▶ Written instruction:
Quote exactly the lines spanning from the top of the data below to the line that contains "adp_118), (edp_167, adp_167)]", including both.

▶ Given material:
----

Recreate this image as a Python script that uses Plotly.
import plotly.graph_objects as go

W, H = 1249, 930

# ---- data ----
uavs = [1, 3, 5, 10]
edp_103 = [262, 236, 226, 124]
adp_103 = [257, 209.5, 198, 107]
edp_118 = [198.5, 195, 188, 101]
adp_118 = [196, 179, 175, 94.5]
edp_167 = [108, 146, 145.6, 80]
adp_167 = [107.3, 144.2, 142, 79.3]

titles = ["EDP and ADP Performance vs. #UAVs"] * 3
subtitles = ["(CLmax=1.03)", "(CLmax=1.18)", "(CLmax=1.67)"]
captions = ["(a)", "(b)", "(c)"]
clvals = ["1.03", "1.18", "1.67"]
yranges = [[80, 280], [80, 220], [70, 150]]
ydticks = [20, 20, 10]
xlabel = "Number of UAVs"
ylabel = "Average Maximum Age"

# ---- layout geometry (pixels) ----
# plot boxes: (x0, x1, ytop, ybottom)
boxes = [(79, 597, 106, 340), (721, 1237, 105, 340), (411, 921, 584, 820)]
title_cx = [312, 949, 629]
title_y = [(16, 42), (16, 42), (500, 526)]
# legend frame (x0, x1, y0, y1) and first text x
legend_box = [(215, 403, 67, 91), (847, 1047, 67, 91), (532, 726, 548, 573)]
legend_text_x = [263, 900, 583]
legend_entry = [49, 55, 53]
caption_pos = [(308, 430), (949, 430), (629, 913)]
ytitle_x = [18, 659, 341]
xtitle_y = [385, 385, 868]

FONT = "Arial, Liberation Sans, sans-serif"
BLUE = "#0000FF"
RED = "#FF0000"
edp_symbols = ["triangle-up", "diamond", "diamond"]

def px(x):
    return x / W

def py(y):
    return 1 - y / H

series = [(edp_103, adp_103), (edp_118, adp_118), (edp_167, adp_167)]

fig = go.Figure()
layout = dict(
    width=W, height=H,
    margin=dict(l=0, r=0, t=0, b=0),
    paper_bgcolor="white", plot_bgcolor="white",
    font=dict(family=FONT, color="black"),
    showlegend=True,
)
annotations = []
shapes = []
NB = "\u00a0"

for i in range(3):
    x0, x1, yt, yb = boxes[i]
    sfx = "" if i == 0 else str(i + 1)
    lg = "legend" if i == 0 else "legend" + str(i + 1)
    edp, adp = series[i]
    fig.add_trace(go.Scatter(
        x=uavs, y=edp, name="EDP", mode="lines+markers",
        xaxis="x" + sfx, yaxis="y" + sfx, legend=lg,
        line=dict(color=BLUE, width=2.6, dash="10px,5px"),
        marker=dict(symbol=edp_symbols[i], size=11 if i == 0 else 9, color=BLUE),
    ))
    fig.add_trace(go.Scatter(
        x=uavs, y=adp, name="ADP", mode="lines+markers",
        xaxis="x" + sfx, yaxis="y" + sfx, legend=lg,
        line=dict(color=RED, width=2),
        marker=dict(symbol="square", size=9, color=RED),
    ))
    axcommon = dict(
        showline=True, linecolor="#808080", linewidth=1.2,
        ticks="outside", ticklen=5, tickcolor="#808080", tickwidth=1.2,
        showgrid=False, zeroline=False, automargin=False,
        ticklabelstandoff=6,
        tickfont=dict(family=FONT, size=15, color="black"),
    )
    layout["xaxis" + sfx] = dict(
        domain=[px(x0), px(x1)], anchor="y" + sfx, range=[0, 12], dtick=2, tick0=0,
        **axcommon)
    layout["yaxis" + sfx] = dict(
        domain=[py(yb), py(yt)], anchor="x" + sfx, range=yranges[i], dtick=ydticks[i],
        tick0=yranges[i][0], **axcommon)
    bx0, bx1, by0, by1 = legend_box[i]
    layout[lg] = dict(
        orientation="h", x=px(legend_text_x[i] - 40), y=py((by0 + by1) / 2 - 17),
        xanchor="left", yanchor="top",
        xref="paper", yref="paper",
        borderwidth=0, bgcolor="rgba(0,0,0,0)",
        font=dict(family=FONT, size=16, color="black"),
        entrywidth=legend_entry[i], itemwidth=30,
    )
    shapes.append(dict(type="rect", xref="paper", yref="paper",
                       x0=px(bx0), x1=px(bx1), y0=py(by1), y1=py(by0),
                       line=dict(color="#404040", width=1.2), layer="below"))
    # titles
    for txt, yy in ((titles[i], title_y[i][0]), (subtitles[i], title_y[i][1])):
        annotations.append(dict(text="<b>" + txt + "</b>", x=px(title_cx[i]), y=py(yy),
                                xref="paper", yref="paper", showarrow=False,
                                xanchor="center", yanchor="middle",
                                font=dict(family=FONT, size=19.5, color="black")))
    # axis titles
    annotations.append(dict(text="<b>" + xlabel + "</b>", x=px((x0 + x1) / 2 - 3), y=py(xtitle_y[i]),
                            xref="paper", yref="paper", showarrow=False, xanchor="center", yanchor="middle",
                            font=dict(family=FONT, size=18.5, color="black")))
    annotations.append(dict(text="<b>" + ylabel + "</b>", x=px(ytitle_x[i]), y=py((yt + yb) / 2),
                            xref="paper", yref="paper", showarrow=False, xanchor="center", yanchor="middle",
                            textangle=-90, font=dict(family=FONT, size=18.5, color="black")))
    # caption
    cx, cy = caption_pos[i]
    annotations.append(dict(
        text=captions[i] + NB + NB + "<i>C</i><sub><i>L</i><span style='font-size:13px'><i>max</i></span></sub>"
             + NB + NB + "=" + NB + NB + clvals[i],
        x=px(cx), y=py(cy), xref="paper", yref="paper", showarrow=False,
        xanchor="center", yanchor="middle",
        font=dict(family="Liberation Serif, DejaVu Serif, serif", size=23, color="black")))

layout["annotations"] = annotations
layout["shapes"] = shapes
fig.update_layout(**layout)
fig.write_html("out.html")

----

▶ Correct answer:
Recreate this image as a Python script that uses Plotly.
import plotly.graph_objects as go

W, H = 1249, 930

# ---- data ----
uavs = [1, 3, 5, 10]
edp_103 = [262, 236, 226, 124]
adp_103 = [257, 209.5, 198, 107]
edp_118 = [198.5, 195, 188, 101]
adp_118 = [196, 179, 175, 94.5]
edp_167 = [108, 146, 145.6, 80]
adp_167 = [107.3, 144.2, 142, 79.3]

titles = ["EDP and ADP Performance vs. #UAVs"] * 3
subtitles = ["(CLmax=1.03)", "(CLmax=1.18)", "(CLmax=1.67)"]
captions = ["(a)", "(b)", "(c)"]
clvals = ["1.03", "1.18", "1.67"]
yranges = [[80, 280], [80, 220], [70, 150]]
ydticks = [20, 20, 10]
xlabel = "Number of UAVs"
ylabel = "Average Maximum Age"

# ---- layout geometry (pixels) ----
# plot boxes: (x0, x1, ytop, ybottom)
boxes = [(79, 597, 106, 340), (721, 1237, 105, 340), (411, 921, 584, 820)]
title_cx = [312, 949, 629]
title_y = [(16, 42), (16, 42), (500, 526)]
# legend frame (x0, x1, y0, y1) and first text x
legend_box = [(215, 403, 67, 91), (847, 1047, 67, 91), (532, 726, 548, 573)]
legend_text_x = [263, 900, 583]
legend_entry = [49, 55, 53]
caption_pos = [(308, 430), (949, 430), (629, 913)]
ytitle_x = [18, 659, 341]
xtitle_y = [385, 385, 868]

FONT = "Arial, Liberation Sans, sans-serif"
BLUE = "#0000FF"
RED = "#FF0000"
edp_symbols = ["triangle-up", "diamond", "diamond"]

def px(x):
    return x / W

def py(y):
    return 1 - y / H

series = [(edp_103, adp_103), (edp_118, adp_118), (edp_167, adp_167)]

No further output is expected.